[República Luminosa]
大好きなアンドレス・バルバの日本語訳が! 出ている! すぐに購入して数多の積読を差し置き読了。
翻訳者は宇野和美さん。児童文学を中心に、スペイン語の作品を訳されている。子どもの頃に読んだ『アドリア海の奇跡』が大好きで大好きで、新しく買い直して今も本棚に飾っているわたし。
『きらめく共和国』、装丁もとてもすてき。一見鮮やかだけれどもどこかくすんだ色がジャングルを思わせる。絵本みたい、と見せかけて右下にはガイコツのような女の子が蛇にしめつけられている。
この本は(同じようなテーマを扱ったLas Manos Pequeñasも)一見可愛らしいぬいぐるみのようだ。ふわふわとした白や茶色の、うさぎのぬいぐるみ。つぶらな瞳が愛くるしいと思い手を伸ばすと、なんと! 低い唸り声を上げて尖った歯を剥き出しにし、襲いかかってくる。無防備に差し出した手に噛みつき、血飛沫が舞い、こちらの口の中には鉄の味が広がり、あたりは一変、阿鼻叫喚の地獄絵図と化す……。
「わたし」は22年前「サンクリストバルで命を落とした三十二人の子どもたちのこと」に思いを馳せる。
サンクリストバルは、描写からは中南米の国にある町だということが察せられる。スペイン語圏である。すぐそばにはジャングルが広がり、自然の色彩が鮮やかな、小さな町だ。
そんななんということはない町に、いつからか「肌の色の浅黒い縮れっ毛の」9歳から13歳までの子どもたちが32人、住み着くようになる。どこから来たのかは誰にもわからない。スペイン語ではなく大人たちには「理解不能」な独自の言語を操る子どもたちは、町の子どもたちの憧れとなったり、大人たちの悩みの種となったりしながら、ある日悪夢のように恐ろしい事件を起こす。

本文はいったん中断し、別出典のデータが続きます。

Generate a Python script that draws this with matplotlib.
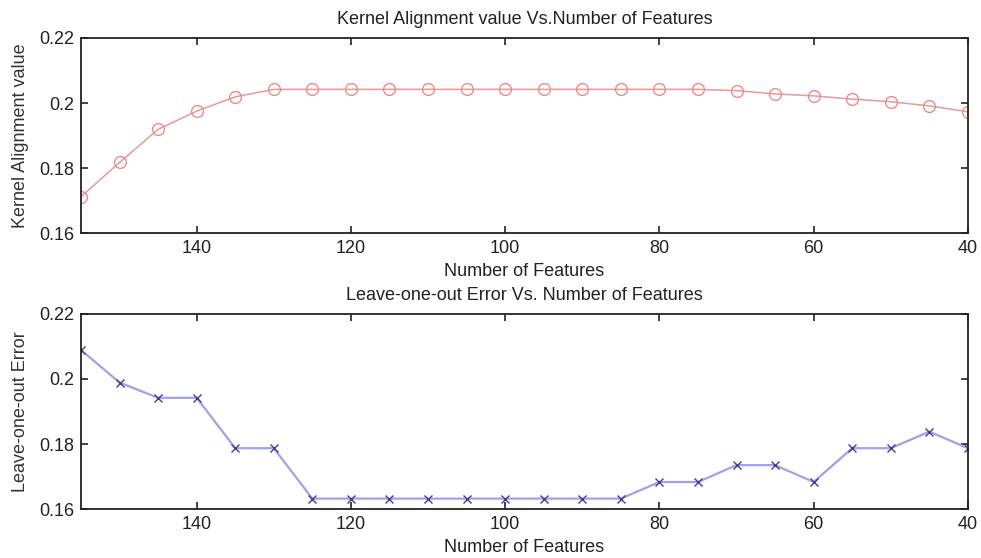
import matplotlib
matplotlib.use("Agg")
import matplotlib.pyplot as plt

plt.rcParams['font.family'] = ['Liberation Sans', 'DejaVu Sans']

features = [155, 150, 145, 140, 135, 130, 125, 120, 115, 110, 105, 100, 95, 90,
            85, 80, 75, 70, 65, 60, 55, 50, 45, 40]
kernel_alignment = [0.1712, 0.1817, 0.1919, 0.1975, 0.2019, 0.2042, 0.2042, 0.2042,
                    0.2042, 0.2042, 0.2042, 0.2042, 0.2042, 0.2042, 0.2042, 0.2042,
                    0.2042, 0.2038, 0.2028, 0.2022, 0.2012, 0.2004, 0.1991, 0.1973]
loo_error = [0.2089, 0.1989, 0.1942, 0.1942, 0.1787, 0.1787, 0.1632, 0.1632,
             0.1632, 0.1632, 0.1632, 0.1632, 0.1632, 0.1632, 0.1632, 0.1683,
             0.1683, 0.1735, 0.1735, 0.1683, 0.1787, 0.1787, 0.1838, 0.1787]
x_ticks = [140, 120, 100, 80, 60, 40]
y_ticks = [0.16, 0.18, 0.2, 0.22]
y_tick_labels = ['0.16', '0.18', '0.2', '0.22']

fig = plt.figure(figsize=(9.81, 5.58), dpi=100)
fs = 13

def style(ax):
    ax.set_xlim(155, 40)
    ax.set_ylim(0.16, 0.22)
    ax.set_xticks(x_ticks)
    ax.set_yticks(y_ticks)
    ax.set_yticklabels(y_tick_labels)
    ax.tick_params(direction='in', top=True, right=True, length=5, width=1.2,
                   labelsize=fs, colors='#222222', pad=5)
    for s in ax.spines.values():
        s.set_linewidth(1.3)
        s.set_color('#222222')

ax1 = fig.add_axes([0.0826, 0.5824, 0.904, 0.3495])
ax1.plot(features, kernel_alignment, color='#e79a9a', lw=1.1, marker='o',
         markersize=8.5, markerfacecolor='none', markeredgecolor='#f08a8a', markeredgewidth=1.0)
style(ax1)
ax1.set_title('Kernel Alignment value Vs.Number of Features', fontsize=fs, pad=10, color='#222222')
ax1.set_ylabel('Kernel Alignment value', fontsize=fs, color='#333333', labelpad=7)
ax1.set_xlabel('Number of Features', fontsize=fs, color='#222222', labelpad=4)

ax2 = fig.add_axes([0.0826, 0.0878, 0.904, 0.3495])
ax2.plot(features, loo_error, color='#a0a0ec', lw=1.6, marker='x',
         markersize=5.5, markeredgecolor='#404090', markeredgewidth=1.0)
style(ax2)
ax2.set_title('Leave-one-out Error Vs. Number of Features', fontsize=fs, pad=10, color='#222222')
ax2.set_ylabel('Leave-one-out Error', fontsize=fs, color='#333333', labelpad=7)
ax2.set_xlabel('Number of Features', fontsize=fs, color='#222222', labelpad=4)

fig.savefig('out.png', dpi=100)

「わたし」たちの子どもと一見何も変わらないようなのに、この異質さは何なのか。計画性がないようでいて団結し、凶悪な犯罪を繰り返すのはなぜなのか。夜はどこにいるのか。どうやって日々生き延びているのか。すぐそばにいるはずなのに、何もわからないという不気味さに背筋が凍る。
それは、まるでジャングルそのもののようでもある。人間の知恵などとても及ばない生命力に溢れたジャングルには数多の命が息づいている。その呼吸は力強く、ぼうっとしていたら取り込まれてしまいそうだ。ジャングルに神という存在がいるとすれば、それは決して願い事を叶えてくれるようなやわな神様などではなく、人間を生きたまま引き裂き、むしゃむしゃと食べてしまうような、残酷だけれど、吸い込まれてしまいそうなきらめく瞳を持った何かなのだろうと思うのだが、そんな得体の知れない命の存在を、子どもたちにも感じる。
ちょっとでも人間が気を許したらサンクリストバルという町もジャングルの緑におおわれて「なかったこと」になってしまいそうだ。ジャングルに侵食されつつある、朽ち果ててもなお美しいアンコールワットの遺跡群を思い出す。
タイトルの意味が理解できるようになると、なおさらその思いを強くする。本来生とは、性とは、これほど残酷で、容赦無く、わたしの都合のいい想像などからは大きくかけ離れているのだ。
やめてやめて、もう見たくないと思いながらも、目が離せない。
22年前、1995年のことだ。それほど昔とはいえないし、現代人がタイムスリップしたとしてそれほどの違和感も感じない時代。決定的な違いといえば、まだインターネットがそれほど普及していないこと。今や手足のようにわたしたちの生活に必要不可欠となったコミュニケーション手段が、当時はまだ想像もつかなかったということ。
時の流れ以上に恐ろしく変化したのは、信じることへの態度だ。
と「わたし」は語るが、つくづくインターネットの登場は神話の死でもあると感じさせられるのだった。
宇野さんはバルバの絵本『ふたりは世界一!』も翻訳されている。
同じく実際に起こった事件を元にアンドレス・バルバが書き上げた「子ども」についての物語、Las Manos Pequeñasも素晴らしかった。バルバは今後もどんどん読みたい。